Following a song submission period for interested composers, Vasil’s new entry, “Here I Stand” was announced on February 16th, and premiered on the Eurovision YouTube channel on March 11th. The dramatic, soaring ballad was written and composed by Vasil, Borce Kuzmanovski and Davor Jordanovski, with the intro to the music video depicting Vasil’s candid discussion of his feelings around the Eurovision 2020 cancellation and his return to the contest.

How has Vasil been preparing for Eurovision since his selection?

Well… let’s just say that Vasil has not exactly had a fair run at preparing for Rotterdam since the songs were all released. The original music video for his track “Here I Stand” stirred controversy in his home country due to a piece of art showcased in the gallery the video was filmed in that bore a similarity to the Bulgarian tricolor – white, green and red.
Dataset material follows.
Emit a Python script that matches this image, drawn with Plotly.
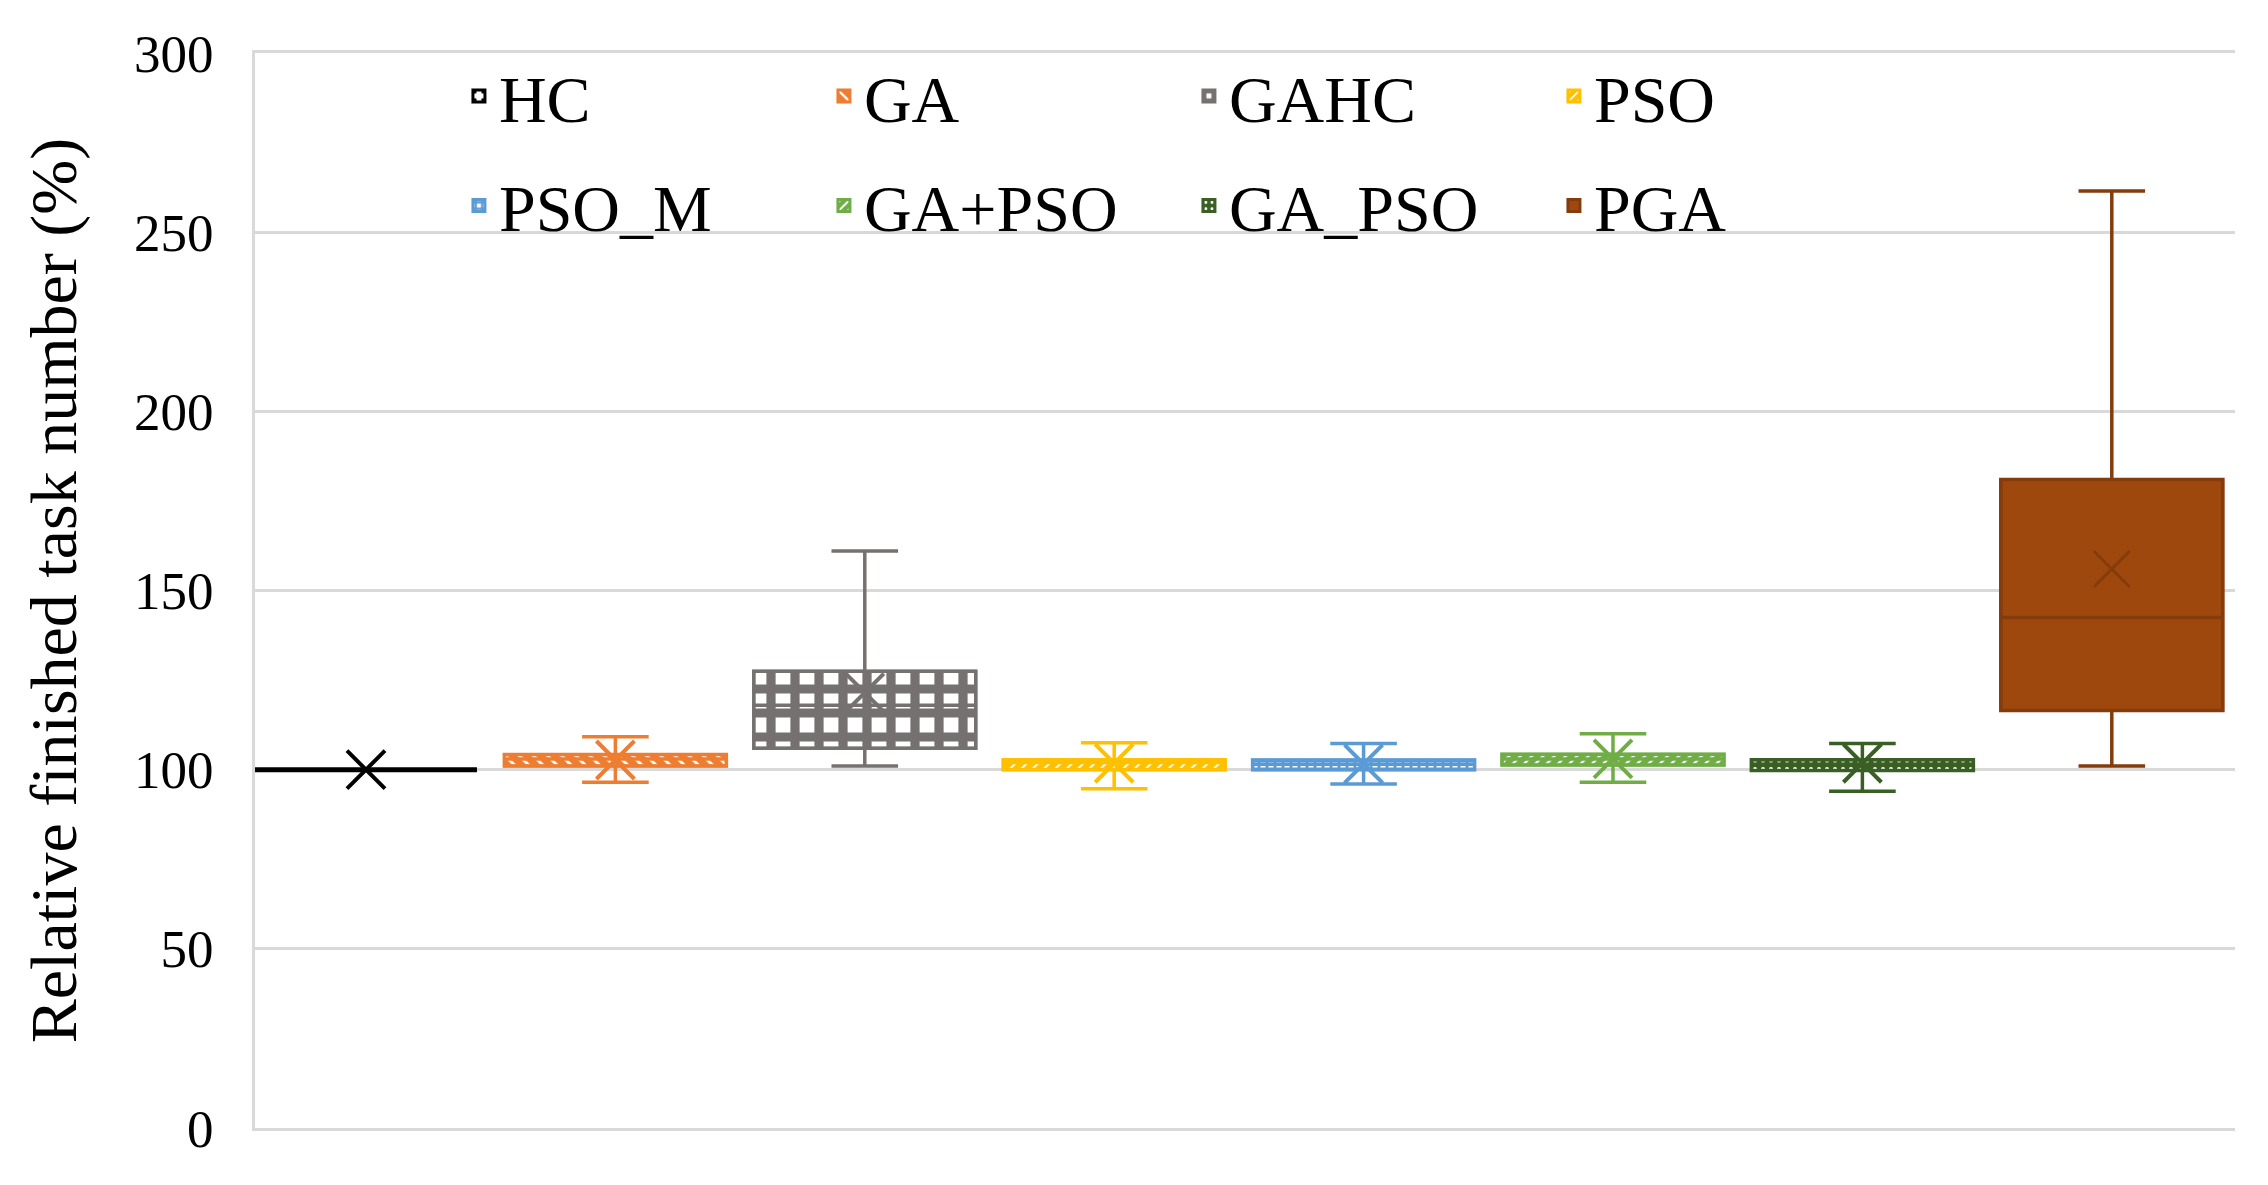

Vasil’s Bulgarian citizenship, coupled with historical issues between the two countries, led to an outcry, with the video eventually being edited to remove this artwork.

The art piece in question was in fact the work of an artist called Janeta Vangeli and is inspired from Jesus Christ. When addressing the controversy, Garvanliev told supporters “I am a music ambassador, and in music there is no religion, politics, orientation, race or color. I had absolutely no intentions to hurt anybody. Quite the opposite!”.

Following the subsiding of this controversy and Vasil’s continued participation in Eurovision 2021, he released a medley of Eurovision songs on his Instagram page on 9th April, featuring songs from Kaliopi, Tamara Todevska, Netta and Azúcar Moreno. With the post, he shared another message of positivity; “Stay strong, be you, and always go from truth. We will silence the hate with love, positive energy, and beautiful music. Here we all stand united as one heart through music.”


View this post on Instagram


A post shared by Vasil Garvanliev (@vasilg)

Vasil will also take part in Eurovision Spain’s PreParty ES on 24th April, and continues to have a strong presence on social media and high interaction with his fanbase in the build-up to the contest.

North Macedonia’s Vasil will perform “Here I Stand” in the first semi-final of Eurovision 2021 on May 18th, performing sixth on the night.